**What you should do**
Restate each line word for word. Leave out every picture.

[start Provided material]

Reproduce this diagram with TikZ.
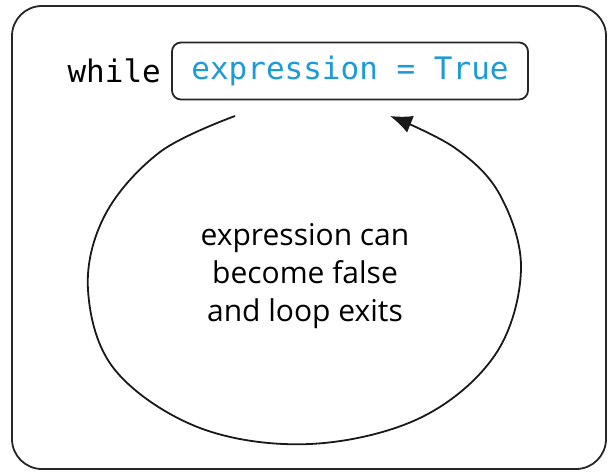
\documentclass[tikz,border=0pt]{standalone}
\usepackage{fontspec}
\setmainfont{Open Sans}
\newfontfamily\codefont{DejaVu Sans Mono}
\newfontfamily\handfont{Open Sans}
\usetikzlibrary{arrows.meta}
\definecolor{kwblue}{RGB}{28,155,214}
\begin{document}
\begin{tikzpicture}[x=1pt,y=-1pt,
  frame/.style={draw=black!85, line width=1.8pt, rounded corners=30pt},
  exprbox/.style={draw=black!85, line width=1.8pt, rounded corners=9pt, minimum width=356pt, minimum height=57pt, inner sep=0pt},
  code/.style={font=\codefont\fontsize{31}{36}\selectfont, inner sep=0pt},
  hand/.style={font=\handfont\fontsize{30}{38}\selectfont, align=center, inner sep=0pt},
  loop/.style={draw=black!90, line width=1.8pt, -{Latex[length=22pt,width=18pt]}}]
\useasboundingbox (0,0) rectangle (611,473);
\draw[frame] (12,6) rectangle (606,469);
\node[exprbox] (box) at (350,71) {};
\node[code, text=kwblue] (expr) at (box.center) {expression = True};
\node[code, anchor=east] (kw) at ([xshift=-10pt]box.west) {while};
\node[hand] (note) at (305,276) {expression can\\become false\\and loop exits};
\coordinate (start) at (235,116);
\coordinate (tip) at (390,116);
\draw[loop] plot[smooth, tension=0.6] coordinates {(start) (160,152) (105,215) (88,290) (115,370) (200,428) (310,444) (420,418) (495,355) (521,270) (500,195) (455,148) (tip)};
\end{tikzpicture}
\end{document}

[end Provided material]

**Solution to this exercise**
Reproduce this diagram with TikZ.
\documentclass[tikz,border=0pt]{standalone}
\usepackage{fontspec}
\setmainfont{Open Sans}
\newfontfamily\codefont{DejaVu Sans Mono}
\newfontfamily\handfont{Open Sans}
\usetikzlibrary{arrows.meta}
\definecolor{kwblue}{RGB}{28,155,214}
\begin{document}
\begin{tikzpicture}[x=1pt,y=-1pt,
  frame/.style={draw=black!85, line width=1.8pt, rounded corners=30pt},
  exprbox/.style={draw=black!85, line width=1.8pt, rounded corners=9pt, minimum width=356pt, minimum height=57pt, inner sep=0pt},
  code/.style={font=\codefont\fontsize{31}{36}\selectfont, inner sep=0pt},
  hand/.style={font=\handfont\fontsize{30}{38}\selectfont, align=center, inner sep=0pt},
  loop/.style={draw=black!90, line width=1.8pt, -{Latex[length=22pt,width=18pt]}}]
\useasboundingbox (0,0) rectangle (611,473);
\draw[frame] (12,6) rectangle (606,469);
\node[exprbox] (box) at (350,71) {};
\node[code, text=kwblue] (expr) at (box.center) {expression = True};
\node[code, anchor=east] (kw) at ([xshift=-10pt]box.west) {while};
\node[hand] (note) at (305,276) {expression can\\become false\\and loop exits};
\coordinate (start) at (235,116);
\coordinate (tip) at (390,116);
\draw[loop] plot[smooth, tension=0.6] coordinates {(start) (160,152) (105,215) (88,290) (115,370) (200,428) (310,444) (420,418) (495,355) (521,270) (500,195) (455,148) (tip)};
\end{tikzpicture}
\end{document}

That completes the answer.